GIVEN INSTRUCTION: Nothing but the lines from the top of the data to the line holding "-7.40, -7.40, -7.12, -6.85, -6.64, -6.32, -5.88, -5.55, 0.3]" should be printed, word for word and both ends included; leave the pictures out.

· · · · ·

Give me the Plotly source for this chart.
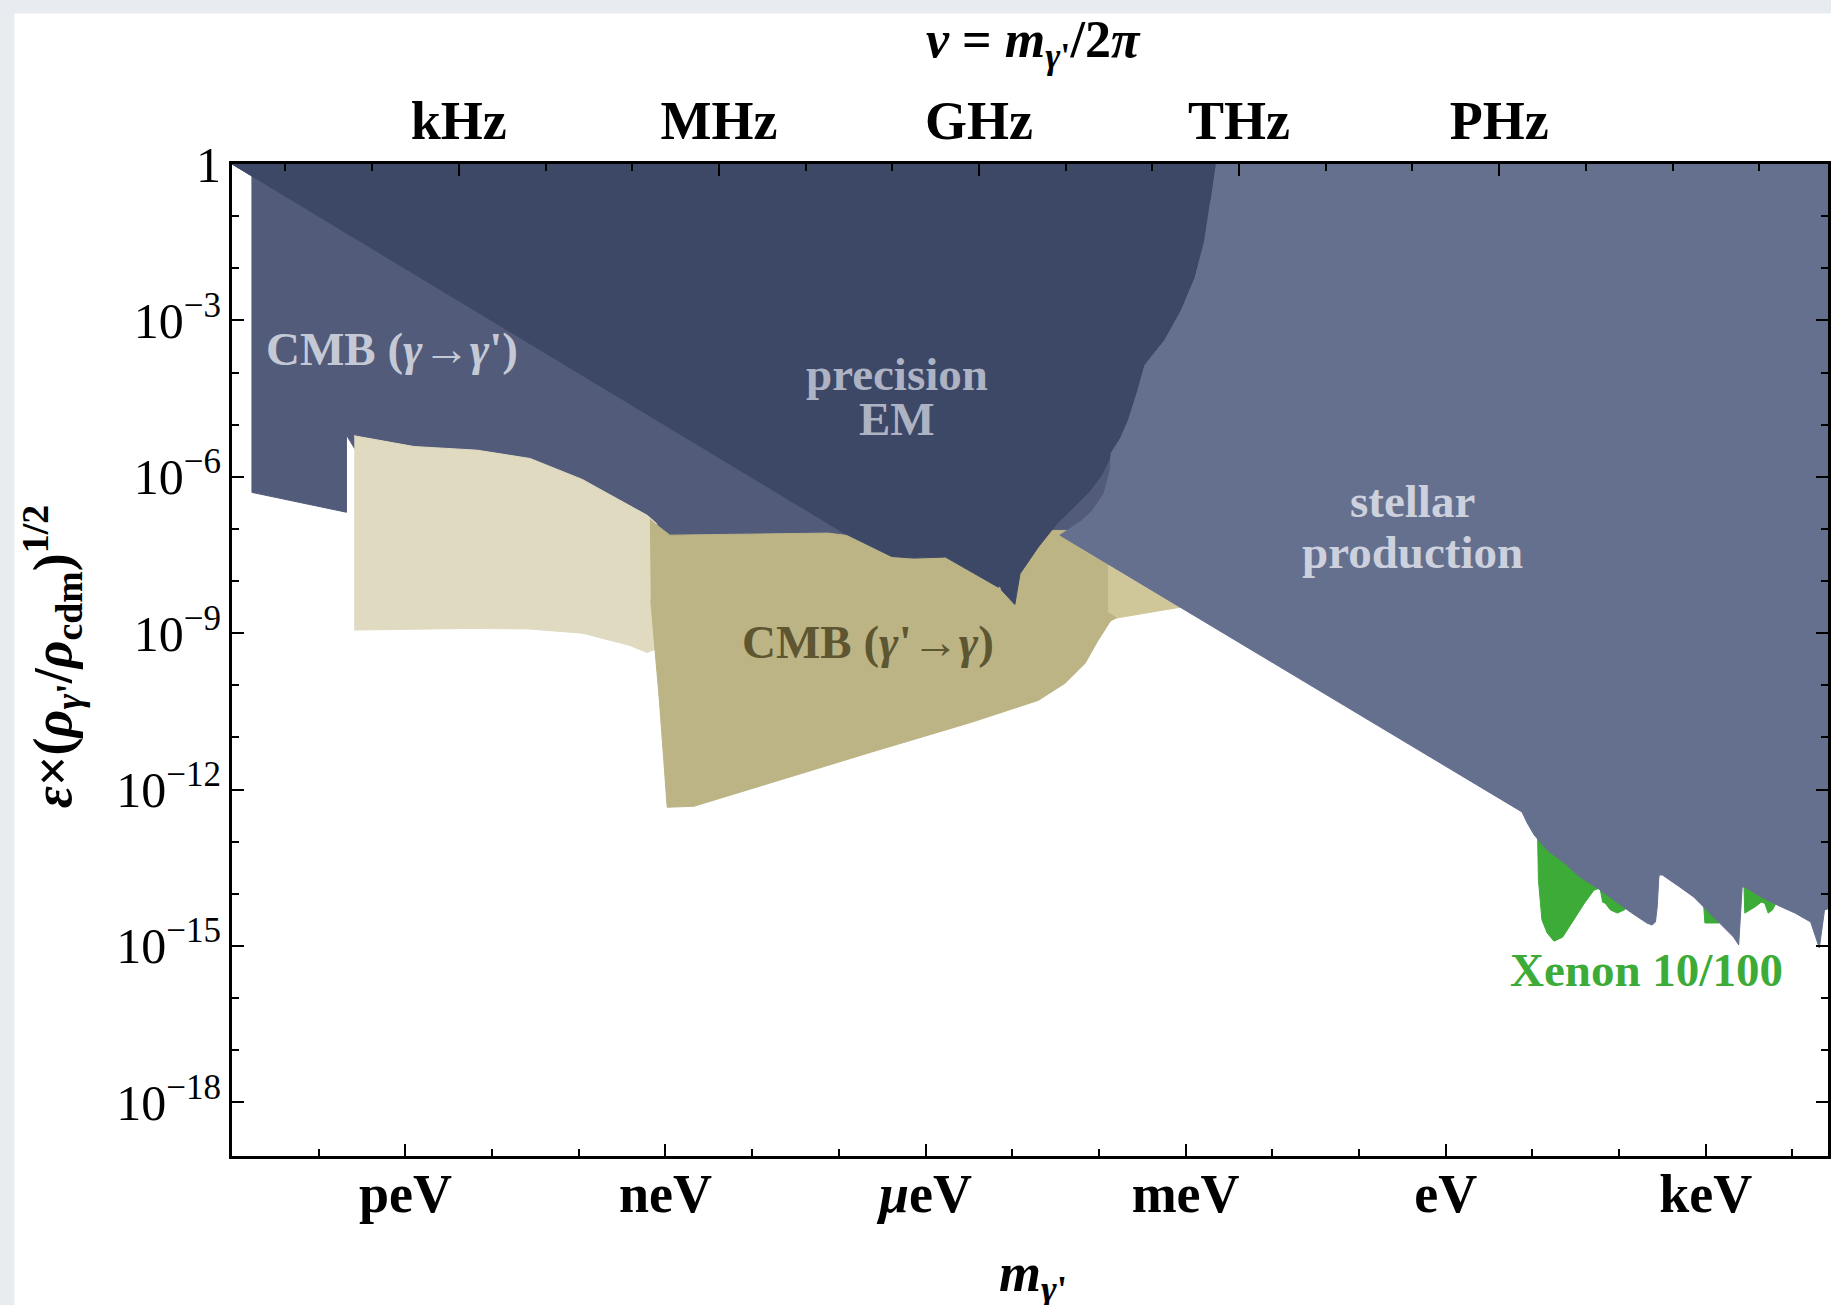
import numpy as np
import plotly.graph_objects as go

H_EV_S = 4.135667696e-15  # eV per Hz (m = h * nu)

# ---------------- data: region outlines, log10(m/eV) and log10(eps) ----------------
# CMB (gamma -> gamma') medium navy region (partly hidden under other regions)
cmbgg_lx = [-14.0, -13.77, -13.77, -12.68, -12.68, -12.57, -11.90, -11.17, -10.56, -9.96, -9.21,
            -9.00, -4.45, -4.45, -4.20, -4.07, -3.94, -3.87, -3.86, -3.86]
cmbgg_ly = [0.0, -0.23, -6.30, -6.68, -5.20, -5.50, -5.70, -5.80, -6.00, -6.40, -7.10,
            -7.40, -7.40, -7.12, -6.85, -6.64, -6.32, -5.88, -5.55, 0.3]

# light beige CMB (gamma' -> gamma) band
beige_lx = [-12.59, -12.57, -11.90, -11.17, -10.56, -9.96, -9.21, -9.10, -9.10, -9.21,
            -9.42, -9.96, -10.57, -11.26, -12.59]
beige_ly = [-5.21, -5.22, -5.42, -5.49, -5.65, -6.05, -6.74, -6.90, -9.30, -9.37,
            -9.23, -9.00, -8.92, -8.91, -8.94]

# lighter olive wedge
lolive_lx = [-3.90, -2.91, -2.91, -3.80, -3.90]
lolive_ly = [-7.31, -7.31, -8.46, -8.71, -8.79]

# dark olive CMB (gamma' -> gamma)
olive_lx = [-9.18, -8.95, -7.13, -6.93, -6.31, -4.64, -3.90, -3.90, -3.80, -3.86, -4.01,
            -4.16, -4.39, -4.70, -5.47, -6.62, -7.77, -8.67, -8.98, -9.07, -9.17]
olive_ly = [-6.82, -7.12, -7.08, -7.12, -7.03, -7.03, -7.03, -8.60, -8.71, -8.75, -9.14,
            -9.58, -9.96, -10.29, -10.71, -11.28, -11.86, -12.32, -12.34, -10.29, -8.37]

# precision EM (dark navy)
prec_lx = [-14.0, -6.93, -6.39, -6.14, -5.77, -5.47, -5.16, -5.14, -5.12, -4.97, -4.91,
           -4.70, -4.64, -4.47, -4.30, -4.12, -3.97, -3.86, -3.75, -3.66, -3.55, -3.47,
           -3.24, -3.05, -2.89, -2.78, -2.71, -2.65]
prec_ly = [0.0, -7.09, -7.53, -7.56, -7.54, -7.83, -8.12, -8.09, -8.18, -8.45, -7.86,
           -7.35, -7.22, -6.87, -6.60, -6.30, -5.97, -5.59, -5.26, -4.92, -4.34, -3.86,
           -3.38, -2.81, -2.18, -1.47, -0.70, 0.0]

# Xenon 10/100 (green)
xenon_lx = [1.06, 1.06, 1.07, 1.11, 1.17, 1.25, 1.35, 1.48, 1.60, 1.71, 1.78, 1.81, 1.84,
            1.90, 1.98, 2.06, 2.12, 2.32, 2.40, 2.47, 2.70, 2.86, 2.97, 2.99, 3.15, 3.16,
            3.32, 3.37, 3.41, 3.44, 3.45, 3.57, 3.64, 3.68, 3.72, 3.77, 3.81, 3.83, 3.83]
xenon_ly = [-12.20, -12.89, -13.74, -14.50, -14.75, -14.91, -14.83, -14.50, -14.18, -13.93,
            -13.89, -14.16, -14.18, -14.31, -14.37, -14.31, -14.22, -14.41, -14.41, -13.51,
            -13.74, -13.93, -14.08, -14.56, -14.56, -14.47, -14.70, -14.79, -13.74, -13.81,
            -14.37, -14.25, -14.16, -14.18, -14.37, -14.31, -14.18, -14.12, -13.16]

# stellar production
stellar_lx = [-2.65, 4.60, 4.60, 4.37, 4.31, 4.21, 4.03, 3.83, 3.64, 3.45, 3.42, 3.38, 3.32,
              3.16, 3.01, 2.86, 2.70, 2.50, 2.46, 2.44, 2.42, 2.38, 2.32, 2.13, 1.94, 1.75,
              1.55, 1.37, 1.17, 1.02, 0.94, 0.88, -4.45, -4.20, -4.07, -3.94, -3.87, -3.86,
              -3.75, -3.66, -3.55, -3.47, -3.24, -3.05, -2.89, -2.78, -2.71]
stellar_ly = [0.0, 0.0, -14.18, -14.31, -15.04, -14.54, -14.37, -14.22, -14.06, -13.87,
              -13.87, -14.98, -14.83, -14.56, -14.31, -14.06, -13.87, -13.64, -13.64, -14.25,
              -14.54, -14.60, -14.56, -14.35, -14.12, -13.89, -13.68, -13.41, -13.16, -12.87,
              -12.64, -12.43, -7.12, -6.85, -6.64, -6.32, -5.88, -5.55, -5.26, -4.92, -4.34,
              -3.86, -3.38, -2.81, -2.18, -1.47, -0.70]

# axis ticks
mass_major_exp = [-12, -9, -6, -3, 0, 3]
mass_major_txt = ["peV", "neV", "<i>μ</i>eV", "meV", "eV", "keV"]
freq_major_exp = [3, 6, 9, 12, 15]
freq_major_txt = ["kHz", "MHz", "GHz", "THz", "PHz"]
eps_major_exp = [0, -3, -6, -9, -12, -15, -18]

# colors
C_CMBGG = "#525b7a"
C_BEIGE = "#e0dac0"
C_LOLIVE = "#cfc79a"
C_OLIVE = "#bcb485"
C_PREC = "#3d4866"
C_XENON = "#3dab37"
C_STELLAR = "#65708f"

FONT = "Liberation Serif"


def poly(lx, ly, color):
    return go.Scatter(
        x=10.0 ** np.array(lx), y=10.0 ** np.array(ly), mode="lines", fill="toself",
        fillcolor=color, line=dict(width=1, color=color), hoverinfo="skip",
        showlegend=False,
    )


fig = go.Figure()
fig.add_trace(poly(cmbgg_lx, cmbgg_ly, C_CMBGG))
fig.add_trace(poly(beige_lx, beige_ly, C_BEIGE))
fig.add_trace(poly(lolive_lx, lolive_ly, C_LOLIVE))
fig.add_trace(poly(olive_lx, olive_ly, C_OLIVE))
fig.add_trace(poly(prec_lx, prec_ly, C_PREC))
fig.add_trace(poly(xenon_lx, xenon_ly, C_XENON))
fig.add_trace(poly(stellar_lx, stellar_ly, C_STELLAR))
# dummy trace to attach the frequency axis
fig.add_trace(go.Scatter(x=[1e-10], y=[1e-30], xaxis="x2", mode="markers",
                         marker=dict(opacity=0), hoverinfo="skip", showlegend=False))

XR = [-14, 4.41]
YR = [-19.03, 0]

mass_minor = [10.0 ** k for k in range(-13, 5) if k not in mass_major_exp]
freq_minor = [H_EV_S * 10.0 ** k for k in range(1, 19) if k not in freq_major_exp]
eps_minor = [10.0 ** k for k in range(-18, 0) if k not in eps_major_exp]

ytxt = ["1"] + ["10<sup>−%d</sup>" % (-k) for k in eps_major_exp[1:]]

axis_common = dict(showgrid=False, zeroline=False, showline=True, linecolor="black",
                   linewidth=3, ticks="inside", ticklen=12, tickwidth=2, tickcolor="black")

fig.update_layout(
    width=1831, height=1305,
    margin=dict(l=232, r=0, t=164, b=149),
    paper_bgcolor="#e8ebef",
    plot_bgcolor="white",
    showlegend=False,
    xaxis=dict(type="log", range=XR, tickmode="array",
               tickvals=[10.0 ** k for k in mass_major_exp],
               ticktext=["<b>%s</b>" % t for t in mass_major_txt],
               tickfont=dict(family=FONT, size=54, color="black"),
               ticklabelstandoff=-12,
               minor=dict(tickvals=mass_minor, ticks="inside", ticklen=7, tickwidth=2,
                          tickcolor="black", showgrid=False),
               **axis_common),
    xaxis2=dict(type="log", range=XR, overlaying="x", side="top", anchor="y",
                tickmode="array",
                tickvals=[H_EV_S * 10.0 ** k for k in freq_major_exp],
                ticktext=["<b>%s</b>" % t for t in freq_major_txt],
                tickfont=dict(family=FONT, size=54, color="black"),
                ticklabelstandoff=0,
                minor=dict(tickvals=freq_minor, ticks="inside", ticklen=7, tickwidth=2,
                           tickcolor="black", showgrid=False),
                **axis_common),
    yaxis=dict(type="log", range=YR, tickmode="array",
               tickvals=[10.0 ** k for k in eps_major_exp], ticktext=ytxt,
               tickfont=dict(family=FONT, size=50, color="black"),
               ticklabelstandoff=-2, mirror="ticks",
               minor=dict(tickvals=eps_minor, ticks="inside", ticklen=7, tickwidth=2,
                          tickcolor="black", showgrid=False),
               **axis_common),
)

# white card behind the chart
fig.add_shape(type="rect", xref="paper", yref="paper", x0=-0.1363, x1=1.05, y0=-0.3,
              y1=1.1517, fillcolor="white", line=dict(width=0), layer="below")

lab_light = "#c5c9d6"
annots = [
    dict(x=-12.16, y=-3.54, text="<b>CMB (<i>γ</i>→<i>γ</i>')</b>", color=lab_light),
    dict(x=-6.33, y=-4.02, text="<b>precision</b>", color="#aeb3c4"),
    dict(x=-6.33, y=-4.90, text="<b>EM</b>", color="#aeb3c4"),
    dict(x=-0.38, y=-6.47, text="<b>stellar</b>", color="#cdd1dd"),
    dict(x=-0.38, y=-7.45, text="<b>production</b>", color="#cdd1dd"),
    dict(x=-6.66, y=-9.17, text="<b>CMB (<i>γ</i>'→<i>γ</i>)</b>", color="#5d5630"),
    dict(x=2.32, y=-15.46, text="<b>Xenon 10/100</b>", color=C_XENON),
]
for a in annots:
    fig.add_annotation(x=a["x"], y=a["y"], xref="x", yref="y", text=a["text"],
                       xanchor="center", yanchor="middle",
                       showarrow=False, font=dict(family=FONT, size=47, color=a["color"]))

fig.add_annotation(xref="paper", yref="paper", x=0.502, y=1.1214,
                   xanchor="center", yanchor="middle",
                   text="<b><i>ν</i> = <i>m</i><sub><i>γ</i>'</sub>/2<i>π</i></b>",
                   showarrow=False, font=dict(family=FONT, size=52, color="black"))
fig.add_annotation(xref="paper", yref="paper", x=0.502, y=-0.121,
                   xanchor="center", yanchor="middle",
                   text="<b><i>m</i><sub><i>γ</i>'</sub></b>",
                   showarrow=False, font=dict(family=FONT, size=54, color="black"))
fig.add_annotation(xref="paper", yref="paper", x=-0.1126, y=0.503, textangle=-90,
                   xanchor="center", yanchor="middle",
                   text="<b><i>ε</i>×(<i>ρ</i><sub><i>γ</i>'</sub>/<i>ρ</i><sub>cdm</sub>)<sup>1/2</sup></b>",
                   showarrow=False, font=dict(family=FONT, size=54, color="black"))

fig.write_html("out.html", config={"displayModeBar": False},
               post_script="document.body.style.margin='0px';")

· · · · ·

ANSWER FOR THIS EXERCISE:
Give me the Plotly source for this chart.
import numpy as np
import plotly.graph_objects as go

H_EV_S = 4.135667696e-15  # eV per Hz (m = h * nu)

# ---------------- data: region outlines, log10(m/eV) and log10(eps) ----------------
# CMB (gamma -> gamma') medium navy region (partly hidden under other regions)
cmbgg_lx = [-14.0, -13.77, -13.77, -12.68, -12.68, -12.57, -11.90, -11.17, -10.56, -9.96, -9.21,
            -9.00, -4.45, -4.45, -4.20, -4.07, -3.94, -3.87, -3.86, -3.86]
cmbgg_ly = [0.0, -0.23, -6.30, -6.68, -5.20, -5.50, -5.70, -5.80, -6.00, -6.40, -7.10,
            -7.40, -7.40, -7.12, -6.85, -6.64, -6.32, -5.88, -5.55, 0.3]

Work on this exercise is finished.